The southern African country is prone to extreme weather – in 2013 its Gaza province was devastated by heavy floods which uprooted almost 200 000 people from their homes and three years later Mozambique was struck by severe drought which left 400 000 people in need of food assistance.

The AfDB-supported Baixo Limpopo Irrigation and Climate Resilience Project implemented in Gaza's Xai-Xai district has helped farmers like Alima Matusse, whose small plot of land tends to get very dry in the hot season and waterlogged when it rains, the bank said in a report published on Thursday.

Total funding for the project is estimated at slightly over $44 million, of which nearly $26 million was provided by a loan from the AfDB, while the Strategic Climate Fund extended close to $16 million and Mozambique's government pitched in with $2.31 million.  
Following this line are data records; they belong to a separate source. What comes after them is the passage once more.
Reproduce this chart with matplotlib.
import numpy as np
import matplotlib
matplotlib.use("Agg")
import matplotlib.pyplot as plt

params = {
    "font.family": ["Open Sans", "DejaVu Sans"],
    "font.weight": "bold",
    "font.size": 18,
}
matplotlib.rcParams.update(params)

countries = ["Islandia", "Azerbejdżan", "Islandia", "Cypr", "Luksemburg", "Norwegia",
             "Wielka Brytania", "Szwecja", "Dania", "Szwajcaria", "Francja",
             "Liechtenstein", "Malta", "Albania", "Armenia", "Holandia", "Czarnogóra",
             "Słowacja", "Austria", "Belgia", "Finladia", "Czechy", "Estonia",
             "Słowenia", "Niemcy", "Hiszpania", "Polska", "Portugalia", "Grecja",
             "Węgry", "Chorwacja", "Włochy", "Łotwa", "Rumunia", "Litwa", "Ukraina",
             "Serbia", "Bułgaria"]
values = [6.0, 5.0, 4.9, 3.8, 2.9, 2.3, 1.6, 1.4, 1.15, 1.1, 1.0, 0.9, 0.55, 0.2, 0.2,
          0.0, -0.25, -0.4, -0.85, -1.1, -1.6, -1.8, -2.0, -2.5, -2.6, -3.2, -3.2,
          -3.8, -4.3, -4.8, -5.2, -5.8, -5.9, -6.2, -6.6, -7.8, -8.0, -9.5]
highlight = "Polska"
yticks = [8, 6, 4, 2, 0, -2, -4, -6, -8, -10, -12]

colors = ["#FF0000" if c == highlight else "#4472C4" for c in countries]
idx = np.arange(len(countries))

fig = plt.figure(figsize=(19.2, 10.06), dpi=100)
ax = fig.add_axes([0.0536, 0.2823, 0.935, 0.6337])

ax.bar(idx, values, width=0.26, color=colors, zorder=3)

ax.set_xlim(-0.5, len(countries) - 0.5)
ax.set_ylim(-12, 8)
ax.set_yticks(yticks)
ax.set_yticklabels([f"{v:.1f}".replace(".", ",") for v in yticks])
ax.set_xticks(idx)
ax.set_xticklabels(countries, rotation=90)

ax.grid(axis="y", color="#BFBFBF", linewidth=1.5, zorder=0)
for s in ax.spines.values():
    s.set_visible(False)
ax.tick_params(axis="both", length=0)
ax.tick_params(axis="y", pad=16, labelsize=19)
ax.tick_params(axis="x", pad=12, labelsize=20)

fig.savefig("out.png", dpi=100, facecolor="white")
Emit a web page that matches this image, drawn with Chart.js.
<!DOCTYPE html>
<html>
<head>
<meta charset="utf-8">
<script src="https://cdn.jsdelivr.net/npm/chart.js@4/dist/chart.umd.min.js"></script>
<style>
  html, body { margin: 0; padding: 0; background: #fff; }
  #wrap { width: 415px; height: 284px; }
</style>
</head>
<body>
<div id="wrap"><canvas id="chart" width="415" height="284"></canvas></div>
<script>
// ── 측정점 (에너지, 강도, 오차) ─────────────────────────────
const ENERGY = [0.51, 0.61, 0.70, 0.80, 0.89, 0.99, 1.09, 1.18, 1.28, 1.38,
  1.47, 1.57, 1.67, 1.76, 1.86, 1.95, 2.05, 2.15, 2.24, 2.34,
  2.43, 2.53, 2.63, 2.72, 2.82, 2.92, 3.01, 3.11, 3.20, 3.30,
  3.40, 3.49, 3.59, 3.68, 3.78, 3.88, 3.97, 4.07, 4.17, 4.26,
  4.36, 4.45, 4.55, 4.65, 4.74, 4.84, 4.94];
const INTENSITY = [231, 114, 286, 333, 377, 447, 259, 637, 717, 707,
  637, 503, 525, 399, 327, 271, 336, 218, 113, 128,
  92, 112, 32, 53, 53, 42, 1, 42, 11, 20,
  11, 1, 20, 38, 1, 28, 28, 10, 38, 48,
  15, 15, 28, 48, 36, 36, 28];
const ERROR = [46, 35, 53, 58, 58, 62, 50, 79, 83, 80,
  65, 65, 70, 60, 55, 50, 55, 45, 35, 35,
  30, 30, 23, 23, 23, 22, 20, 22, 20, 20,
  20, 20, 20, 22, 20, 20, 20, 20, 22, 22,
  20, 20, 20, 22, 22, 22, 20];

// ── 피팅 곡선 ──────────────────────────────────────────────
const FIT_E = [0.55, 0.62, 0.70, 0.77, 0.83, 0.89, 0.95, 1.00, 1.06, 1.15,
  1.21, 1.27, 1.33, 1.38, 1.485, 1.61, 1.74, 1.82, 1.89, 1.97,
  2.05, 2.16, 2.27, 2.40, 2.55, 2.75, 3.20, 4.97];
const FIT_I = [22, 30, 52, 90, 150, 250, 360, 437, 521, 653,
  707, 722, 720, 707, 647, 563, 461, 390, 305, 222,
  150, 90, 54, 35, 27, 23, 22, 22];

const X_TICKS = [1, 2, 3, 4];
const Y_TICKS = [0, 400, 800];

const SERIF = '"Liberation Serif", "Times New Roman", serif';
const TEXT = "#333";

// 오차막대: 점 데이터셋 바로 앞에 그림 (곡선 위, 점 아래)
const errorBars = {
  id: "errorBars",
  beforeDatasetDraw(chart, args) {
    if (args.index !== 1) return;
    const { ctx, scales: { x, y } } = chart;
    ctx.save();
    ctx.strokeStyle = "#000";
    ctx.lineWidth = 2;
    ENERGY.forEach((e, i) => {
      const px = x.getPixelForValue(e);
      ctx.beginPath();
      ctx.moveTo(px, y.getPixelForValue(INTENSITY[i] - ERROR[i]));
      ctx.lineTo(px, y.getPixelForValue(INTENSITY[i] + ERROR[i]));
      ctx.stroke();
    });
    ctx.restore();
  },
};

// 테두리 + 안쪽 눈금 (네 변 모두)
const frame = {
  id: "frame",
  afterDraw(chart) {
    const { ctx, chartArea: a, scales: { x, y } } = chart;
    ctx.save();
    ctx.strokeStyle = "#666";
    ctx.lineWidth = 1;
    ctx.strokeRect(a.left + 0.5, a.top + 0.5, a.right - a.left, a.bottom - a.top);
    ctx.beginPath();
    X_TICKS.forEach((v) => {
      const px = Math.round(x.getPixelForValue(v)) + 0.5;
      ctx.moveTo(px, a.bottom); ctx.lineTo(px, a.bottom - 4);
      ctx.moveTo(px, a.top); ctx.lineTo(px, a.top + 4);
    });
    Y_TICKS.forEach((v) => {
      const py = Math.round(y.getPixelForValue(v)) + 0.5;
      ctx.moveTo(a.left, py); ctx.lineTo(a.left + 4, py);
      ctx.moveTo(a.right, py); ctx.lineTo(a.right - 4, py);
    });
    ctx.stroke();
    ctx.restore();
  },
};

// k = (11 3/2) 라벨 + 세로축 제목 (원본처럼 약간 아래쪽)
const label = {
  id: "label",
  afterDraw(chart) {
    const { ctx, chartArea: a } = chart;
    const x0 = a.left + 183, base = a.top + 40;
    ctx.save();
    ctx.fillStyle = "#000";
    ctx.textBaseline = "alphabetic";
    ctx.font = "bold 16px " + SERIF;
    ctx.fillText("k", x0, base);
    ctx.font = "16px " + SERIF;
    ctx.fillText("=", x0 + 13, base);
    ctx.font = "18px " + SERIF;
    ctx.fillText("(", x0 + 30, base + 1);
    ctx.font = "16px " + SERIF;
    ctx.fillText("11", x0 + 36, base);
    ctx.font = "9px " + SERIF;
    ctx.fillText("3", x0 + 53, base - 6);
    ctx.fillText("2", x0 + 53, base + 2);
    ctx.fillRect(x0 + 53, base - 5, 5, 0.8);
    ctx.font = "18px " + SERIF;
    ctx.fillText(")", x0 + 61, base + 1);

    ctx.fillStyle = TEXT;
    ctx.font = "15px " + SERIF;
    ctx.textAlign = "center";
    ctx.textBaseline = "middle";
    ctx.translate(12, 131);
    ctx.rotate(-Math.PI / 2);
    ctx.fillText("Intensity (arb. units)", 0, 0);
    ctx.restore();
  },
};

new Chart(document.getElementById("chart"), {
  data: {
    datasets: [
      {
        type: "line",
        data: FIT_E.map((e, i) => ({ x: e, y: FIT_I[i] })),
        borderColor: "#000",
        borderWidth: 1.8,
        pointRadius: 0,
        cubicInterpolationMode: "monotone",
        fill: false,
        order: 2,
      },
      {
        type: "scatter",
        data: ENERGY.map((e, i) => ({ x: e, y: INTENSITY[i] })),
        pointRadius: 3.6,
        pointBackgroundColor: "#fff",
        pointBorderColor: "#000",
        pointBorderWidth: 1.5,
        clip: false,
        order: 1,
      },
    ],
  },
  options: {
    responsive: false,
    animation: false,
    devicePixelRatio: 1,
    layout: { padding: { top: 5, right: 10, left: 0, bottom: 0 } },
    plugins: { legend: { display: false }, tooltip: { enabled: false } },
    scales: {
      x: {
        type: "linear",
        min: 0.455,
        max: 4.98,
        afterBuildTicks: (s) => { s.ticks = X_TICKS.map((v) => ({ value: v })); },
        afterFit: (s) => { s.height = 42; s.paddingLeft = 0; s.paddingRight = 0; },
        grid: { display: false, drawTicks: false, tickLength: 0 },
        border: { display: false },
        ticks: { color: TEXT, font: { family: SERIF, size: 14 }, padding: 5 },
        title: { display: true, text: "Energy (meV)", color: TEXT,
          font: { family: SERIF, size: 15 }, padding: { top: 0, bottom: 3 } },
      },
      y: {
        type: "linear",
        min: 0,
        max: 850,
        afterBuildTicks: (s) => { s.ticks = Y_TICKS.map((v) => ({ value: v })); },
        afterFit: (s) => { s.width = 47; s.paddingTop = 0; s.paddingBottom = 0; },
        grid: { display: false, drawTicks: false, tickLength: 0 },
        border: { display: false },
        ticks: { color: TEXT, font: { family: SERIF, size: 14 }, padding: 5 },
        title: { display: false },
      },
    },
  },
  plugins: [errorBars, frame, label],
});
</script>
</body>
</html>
Thanks to the irrigation and drainage provided by the project, Matusse has been able to increase the area she cultivates from a quarter to three quarters of a hectare and has added kale, cabbage and carrots to her staple maize crop.

“The project gives an opportunity to the unemployed youth to make a living through farming. This project is our real dream,” Matusse said in remarks carried in the AfDB report.

Since the project started in 2013, farmers have returned to the district after migrating to the capital Maputo or even neighbouring outh Africa in search of work. This reverse migration quickened in the 2017/18 planting season when more than 400 farmers received intensive training in new technologies for rice production.

The project has provided around 9,000 smallholder farmers in Xai-Xai with infrastructure including two pumping stations to improve drainage and irrigation  and a 52 kilometre drainage network servicing a total area of 2,000 hectares. Nearly 48 km of rural roads were rehabilitated to a climate-resilient design.